李星
进入本文视界的是几部在民族危机的背景上展现民族苦难和民族凝聚力的中篇小说,他们是顾汶光的《江阴八十日》(《山花》1987年12期)、周梅森的《国殇》(《花城》1988年第12期)、邓友梅的《据点》(《人民文学》1986年第5期)。按照马克思关于原始神话就是“已经通过人民的幻想用一种不自觉的艺术方式加工过的自然和社会形式本身”的定义,我们也可以给这几部作品找到他们所依据的精神原型——这是积淀在民族灵魂深处的历史神话的现代复活。然而最终使我们注意到的,却不是这几部作品中昂扬的古典精神和浪漫风格,而是它们在对民族精神的自我陶醉、自我欣赏中的一股清醒的战栗、一种自觉不自觉的困惑。作者表现出对敌对民族、敌对政治营垒中不同人的理解,或是对向来受推崇的“气节”的绝对性的怀疑,或是由对理想人格的怀疑而进入对历史理想主义的否定,都具有一种或强或弱的民族价值传统的批判意识,民族历史的深刻的反省意识。与当前文学中某些先锋派作品相比较,这些作品对民族传统所持的态度无疑要温和得多,但是因为他们的批判不是那种先进观念的演绎,而是必然态势下的审美情感的倾斜,所以比那些极端的非此即彼的纯理性选择,更能见出民族价值标准的迁移轨迹。他们传达的已经不是风摆树梢动式的概念的偏移,而是如岩浆冲动地壳般的新的价值体系的萌生。如果将忠义、气节这些以往建构民族历史的柱石也拨到了文学的刀斫斧凿之下,就会导致对一部中国历史的重写。一向生活在安乐和自信中的中国人,将如远望在洪水中沉没的旧日的家园一般,并开始一种重寻精神家园的远征。是的,我们所提到的几篇作品还远不是现代意义上的小说,作者们的伦理观念或文学观念更趋向于对传统的认同,所以导致了作品的观念和情感的深刻矛盾,然而他们的认识价值和审美价值正产生于这种不和谐之中。在人的审美实践中,常常出现这种情况:高度的稳定与和谐往往体现出主体生命力的静止和凝固;内容和形式、思想和情感的矛盾与不和谐,却往往昭示了主体生命力的深沉运动。从《据点》《江阴八十日》《国殇》对民族历史神话的复活趋向与否定趋向中,我们确实感觉到了如大震将至地声可闻的民族心理的大变迁。
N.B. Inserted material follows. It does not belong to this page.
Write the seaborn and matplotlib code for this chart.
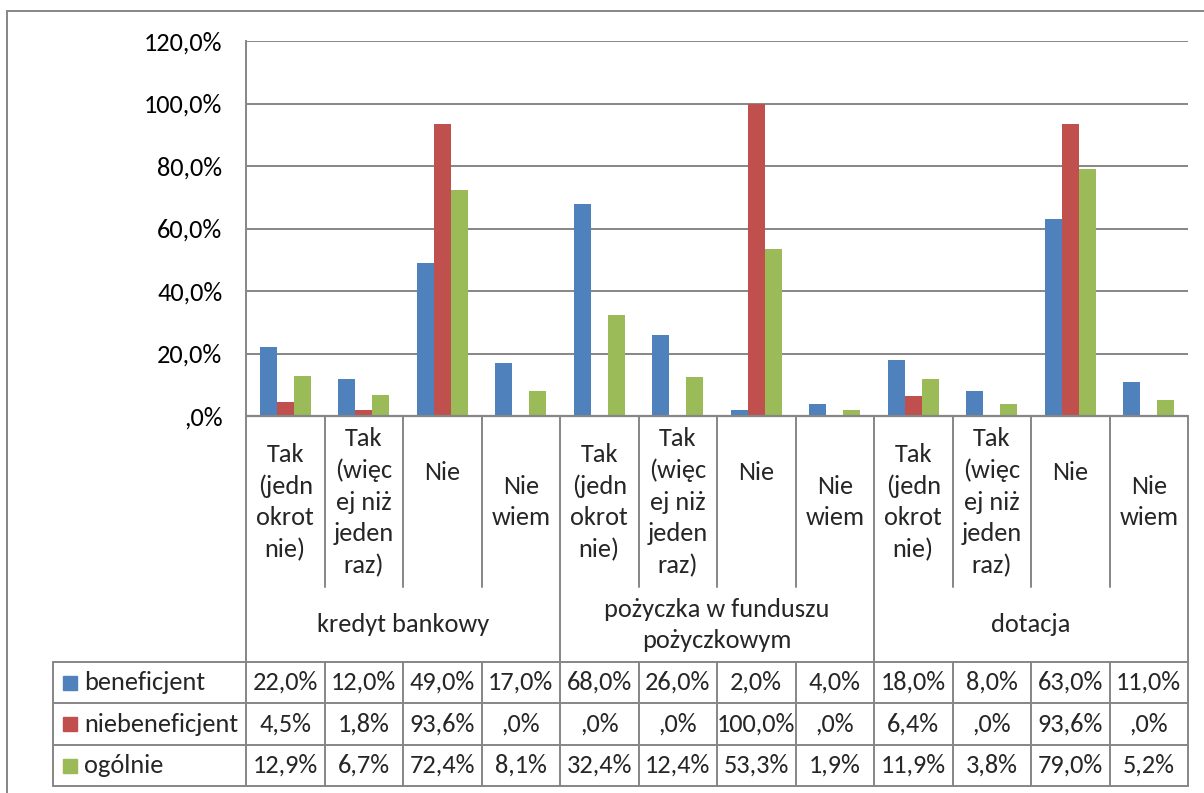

中国共产党领导下的民族精英和日本侵略者以及他们的帮凶汉奸卖国贼的斗争,一直是建国后的中国新文学的主要题材,在极左思潮的影响下,这种题材的文学也陷入了千部一腔、千人一面的僵死套式。在新时期中日友好的高潮中,这种题材又复活了一阵,但它在表现上的出新,又与这种题材的复活一样,出于一种政治实用主义的单纯动机,昔日的侵略者和杀人犯不仅具有了人性的面孔,而且在今天以赎罪的虔诚,诚心帮助中国人民的“四化”建设。邓友梅的《据点》既不同于这些作品,又不同于此后出现的奉行另一种政治实用主义的作品,它的创作动机既不是中日友好,又不是追究侵略战争的罪恶,所以更具有一种尊重历史的真诚。他的目的显然不单是谴责侵略者,而是通过对一个据点内外的历史生活氛围的重现,表现在一种非常条件下的民族生存状态和民族心理。这种在创作心理上对政治实用主义的摒弃,使邓友梅笔下的抗战生活呈现出一种久违了的熟悉感——凡是有两个人以上的人类群落中就会存在的人情世态,任何人都会有的类的归属要求和情感要求。这是人类的文化共性,在其现实性上又具有民族性和地域性。即使在阶级和阶级,这一民族和那一民族的尖锐对抗中,这种人类的文化共性也会以不同形式表现出来。我们从《据点》中看到的正是这种人性的弱点和优点,正是它决定了敌我双方的互相渗透和互相利用。在这里人的品位的高低不只决定于他站在冲突的哪一方,也不全在于他的政治信仰和民族信仰,而在于他以何种方式与态度来处理一般的人际关系。我们大可怀疑《据点》的作者究竟在多大程度上自觉到他写的是一场人与人的战争,而不是一场人与兽的战争(这在比喻的意义上是可以用的),他在多大程度上超越了教科书中的民族战争模式。但是《据点》中的民族尖锐对抗的历史究竟具有了互相交叉的另一面,不论是铁杆汉奸还是木杆汉奸都生活在由民族文化和人类文化所决定的人情世态中,而不只是生活在政治立场和民族态度中,从而显露了一种新价值标准的端倪,这是由政治学向人类学的过渡,由社会学向内在的人格情感的过渡。这里并不存在后者和前者的否定关系,它只是对一种单一的价位标准的补充。重大的民族外来危机已经成为过去,一种多元的价值观和历史哲学的建立,不仅会对发展民族文学有益,而且也会对克服狭隘的民族情绪,发展国与国、民族与民族的合作与交往有益。它不仅不会导致民族的虚无主义和民族自尊心的消失,反倒会有助于一个强大的民族以强健的心灵平等地走向人的世界。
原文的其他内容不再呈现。